For this exercise, repeat all of the material verbatim apart from its images.

--- DATASET CONTENT ---

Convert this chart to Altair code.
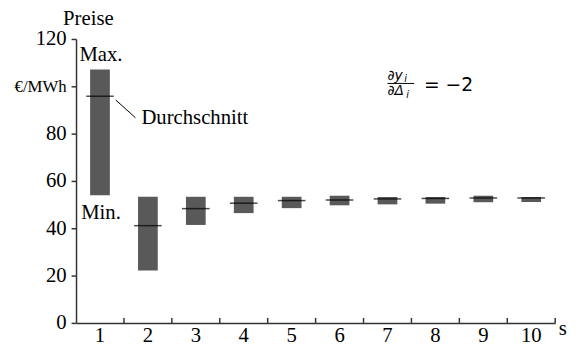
import altair as alt
import pandas as pd

categories = [1, 2, 3, 4, 5, 6, 7, 8, 9, 10]
max_vals = [107.1, 53.3, 53.3, 53.3, 53.3, 53.75, 53.2, 53.2, 53.75, 53.2]
min_vals = [53.9, 22.2, 41.4, 46.4, 48.5, 49.7, 50.1, 50.4, 51.0, 51.1]
avg_vals = [95.8, 41.1, 48.3, 50.6, 51.7, 51.9, 52.4, 52.6, 52.8, 52.8]
y_ticks = [0, 20, 40, 60, 80, 100, 120]

df = pd.DataFrame({"s": categories, "max": max_vals, "min": min_vals, "avg": avg_vals})

FONT = "Liberation Serif"
FS = 21
AX = "#333333"

xscale = alt.Scale(paddingInner=0, paddingOuter=0)
xaxis = alt.Axis(
    title="s", titleX=489, titleY=6, titleAlign="left", titleBaseline="middle",
    titleFontSize=FS, titleFontWeight="normal", titleFont=FONT,
    labelAngle=0, labelFontSize=FS, labelFont=FONT, labelColor="black",
    labelBaseline="alphabetic", labelPadding=19, ticks=False,
    domainColor=AX, domainWidth=1.5, grid=False,
)
yaxis = alt.Axis(
    title="Preise", titleAngle=0, titleX=12, titleY=-15, titleAlign="center",
    titleBaseline="alphabetic", titleFontSize=FS, titleFontWeight="normal", titleFont=FONT,
    values=y_ticks, labelExpr="datum.value == 100 ? '€/MWh' : datum.label",
    labelFontSize={"condition": {"test": "datum.value == 100", "value": 17}, "value": FS},
    labelFont=FONT, labelColor="black", labelPadding=5, tickSize=5, tickColor=AX,
    tickWidth=1.5, domainColor=AX, domainWidth=1.5, grid=False,
)

x_enc = alt.X("s:O", scale=xscale, axis=xaxis)
y_scale = alt.Scale(domain=[0, 120], nice=False)

base = alt.Chart(df)

bars = base.mark_bar(size=20, color="#595959").encode(
    x=x_enc,
    y=alt.Y("max:Q", scale=y_scale, axis=yaxis),
    y2="min:Q",
)
means = base.mark_tick(size=28, thickness=1.5, color="black", orient="horizontal").encode(
    x=x_enc, y=alt.Y("avg:Q", scale=y_scale)
)
xticks = base.mark_rule(color=AX, strokeWidth=1.5).encode(
    x=alt.X("s:O", scale=xscale, axis=xaxis, bandPosition=1),
    y=alt.value(283), y2=alt.value(288),
)

ann = pd.DataFrame({"s": [1], "y_max": [113], "y_min": [46.25], "y_dur": [86.7],
                    "y_l1": [94.2], "y_l2": [86.7]})
ann7 = pd.DataFrame({"s": [7], "y": [101.2]})

def txt(data, yfield, text, **kw):
    return alt.Chart(data).mark_text(text=text, **kw).encode(
        x=alt.X("s:O", scale=xscale, axis=xaxis),
        y=alt.Y(f"{yfield}:Q", scale=y_scale),
    )

t_max = txt(ann, "y_max", "Max.", font=FONT, fontSize=FS, align="center", baseline="middle", dx=1, color="black")
t_min = txt(ann, "y_min", "Min.", font=FONT, fontSize=FS, align="center", baseline="middle", dx=1, color="black")
t_dur = txt(ann, "y_dur", "Durchschnitt", font=FONT, fontSize=FS, align="left", baseline="middle", dx=42, color="black")
leader = alt.Chart(ann).mark_rule(color="black", strokeWidth=1, xOffset=16, x2Offset=36).encode(
    x=alt.X("s:O", scale=xscale, axis=xaxis), x2="s:O",
    y=alt.Y("y_l1:Q", scale=y_scale), y2="y_l2:Q",
)

MF = "DejaVu Sans"
num = txt(ann7, "y", "∂y", font=MF, fontSize=14, fontStyle="italic", align="left", baseline="alphabetic", dx=0, dy=-3, color="black")
num_i = txt(ann7, "y", "i", font=MF, fontSize=10, fontStyle="italic", align="left", baseline="alphabetic", dx=17, dy=-1, color="black")
den = txt(ann7, "y", "∂Δ", font=MF, fontSize=14, fontStyle="italic", align="left", baseline="alphabetic", dx=0, dy=12, color="black")
den_i = txt(ann7, "y", "i", font=MF, fontSize=10, fontStyle="italic", align="left", baseline="alphabetic", dx=19, dy=15, color="black")
frac = alt.Chart(ann7).mark_rule(color="black", strokeWidth=1, xOffset=0, x2Offset=27).encode(
    x=alt.X("s:O", scale=xscale, axis=xaxis), x2="s:O",
    y=alt.Y("y:Q", scale=y_scale), y2="y:Q",
)
eq = txt(ann7, "y", "= −2", font=MF, fontSize=19, align="left", baseline="middle", dx=37, dy=2, color="black")

chart = alt.layer(
    bars, means, xticks, t_max, t_min, t_dur, leader, num, num_i, den, den_i, frac, eq
).properties(
    width=486, height=288,
    autosize=alt.AutoSizeParams(type="none"),
    padding={"left": 69, "top": 29, "right": 13, "bottom": 20},
).configure(background="white").configure_view(stroke=None, strokeWidth=0)

chart.save("out.html", embed_options={"renderer": "svg", "actions": False})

---

### RESULT OF THIS EXERCISE:
Convert this chart to Altair code.
import altair as alt
import pandas as pd

categories = [1, 2, 3, 4, 5, 6, 7, 8, 9, 10]
max_vals = [107.1, 53.3, 53.3, 53.3, 53.3, 53.75, 53.2, 53.2, 53.75, 53.2]
min_vals = [53.9, 22.2, 41.4, 46.4, 48.5, 49.7, 50.1, 50.4, 51.0, 51.1]
avg_vals = [95.8, 41.1, 48.3, 50.6, 51.7, 51.9, 52.4, 52.6, 52.8, 52.8]
y_ticks = [0, 20, 40, 60, 80, 100, 120]

df = pd.DataFrame({"s": categories, "max": max_vals, "min": min_vals, "avg": avg_vals})

FONT = "Liberation Serif"
FS = 21
AX = "#333333"

xscale = alt.Scale(paddingInner=0, paddingOuter=0)
xaxis = alt.Axis(
    title="s", titleX=489, titleY=6, titleAlign="left", titleBaseline="middle",
    titleFontSize=FS, titleFontWeight="normal", titleFont=FONT,
    labelAngle=0, labelFontSize=FS, labelFont=FONT, labelColor="black",
    labelBaseline="alphabetic", labelPadding=19, ticks=False,
    domainColor=AX, domainWidth=1.5, grid=False,
)
yaxis = alt.Axis(
    title="Preise", titleAngle=0, titleX=12, titleY=-15, titleAlign="center",
    titleBaseline="alphabetic", titleFontSize=FS, titleFontWeight="normal", titleFont=FONT,
    values=y_ticks, labelExpr="datum.value == 100 ? '€/MWh' : datum.label",
    labelFontSize={"condition": {"test": "datum.value == 100", "value": 17}, "value": FS},
    labelFont=FONT, labelColor="black", labelPadding=5, tickSize=5, tickColor=AX,
    tickWidth=1.5, domainColor=AX, domainWidth=1.5, grid=False,
)

x_enc = alt.X("s:O", scale=xscale, axis=xaxis)
y_scale = alt.Scale(domain=[0, 120], nice=False)

base = alt.Chart(df)

bars = base.mark_bar(size=20, color="#595959").encode(
    x=x_enc,
    y=alt.Y("max:Q", scale=y_scale, axis=yaxis),
    y2="min:Q",
)
means = base.mark_tick(size=28, thickness=1.5, color="black", orient="horizontal").encode(
    x=x_enc, y=alt.Y("avg:Q", scale=y_scale)
)
xticks = base.mark_rule(color=AX, strokeWidth=1.5).encode(
    x=alt.X("s:O", scale=xscale, axis=xaxis, bandPosition=1),
    y=alt.value(283), y2=alt.value(288),
)

ann = pd.DataFrame({"s": [1], "y_max": [113], "y_min": [46.25], "y_dur": [86.7],
                    "y_l1": [94.2], "y_l2": [86.7]})
ann7 = pd.DataFrame({"s": [7], "y": [101.2]})

def txt(data, yfield, text, **kw):
    return alt.Chart(data).mark_text(text=text, **kw).encode(
        x=alt.X("s:O", scale=xscale, axis=xaxis),
        y=alt.Y(f"{yfield}:Q", scale=y_scale),
    )

t_max = txt(ann, "y_max", "Max.", font=FONT, fontSize=FS, align="center", baseline="middle", dx=1, color="black")
t_min = txt(ann, "y_min", "Min.", font=FONT, fontSize=FS, align="center", baseline="middle", dx=1, color="black")
t_dur = txt(ann, "y_dur", "Durchschnitt", font=FONT, fontSize=FS, align="left", baseline="middle", dx=42, color="black")
leader = alt.Chart(ann).mark_rule(color="black", strokeWidth=1, xOffset=16, x2Offset=36).encode(
    x=alt.X("s:O", scale=xscale, axis=xaxis), x2="s:O",
    y=alt.Y("y_l1:Q", scale=y_scale), y2="y_l2:Q",
)

MF = "DejaVu Sans"
num = txt(ann7, "y", "∂y", font=MF, fontSize=14, fontStyle="italic", align="left", baseline="alphabetic", dx=0, dy=-3, color="black")
num_i = txt(ann7, "y", "i", font=MF, fontSize=10, fontStyle="italic", align="left", baseline="alphabetic", dx=17, dy=-1, color="black")
den = txt(ann7, "y", "∂Δ", font=MF, fontSize=14, fontStyle="italic", align="left", baseline="alphabetic", dx=0, dy=12, color="black")
den_i = txt(ann7, "y", "i", font=MF, fontSize=10, fontStyle="italic", align="left", baseline="alphabetic", dx=19, dy=15, color="black")
frac = alt.Chart(ann7).mark_rule(color="black", strokeWidth=1, xOffset=0, x2Offset=27).encode(
    x=alt.X("s:O", scale=xscale, axis=xaxis), x2="s:O",
    y=alt.Y("y:Q", scale=y_scale), y2="y:Q",
)
eq = txt(ann7, "y", "= −2", font=MF, fontSize=19, align="left", baseline="middle", dx=37, dy=2, color="black")

chart = alt.layer(
    bars, means, xticks, t_max, t_min, t_dur, leader, num, num_i, den, den_i, frac, eq
).properties(
    width=486, height=288,
    autosize=alt.AutoSizeParams(type="none"),
    padding={"left": 69, "top": 29, "right": 13, "bottom": 20},
).configure(background="white").configure_view(stroke=None, strokeWidth=0)

chart.save("out.html", embed_options={"renderer": "svg", "actions": False})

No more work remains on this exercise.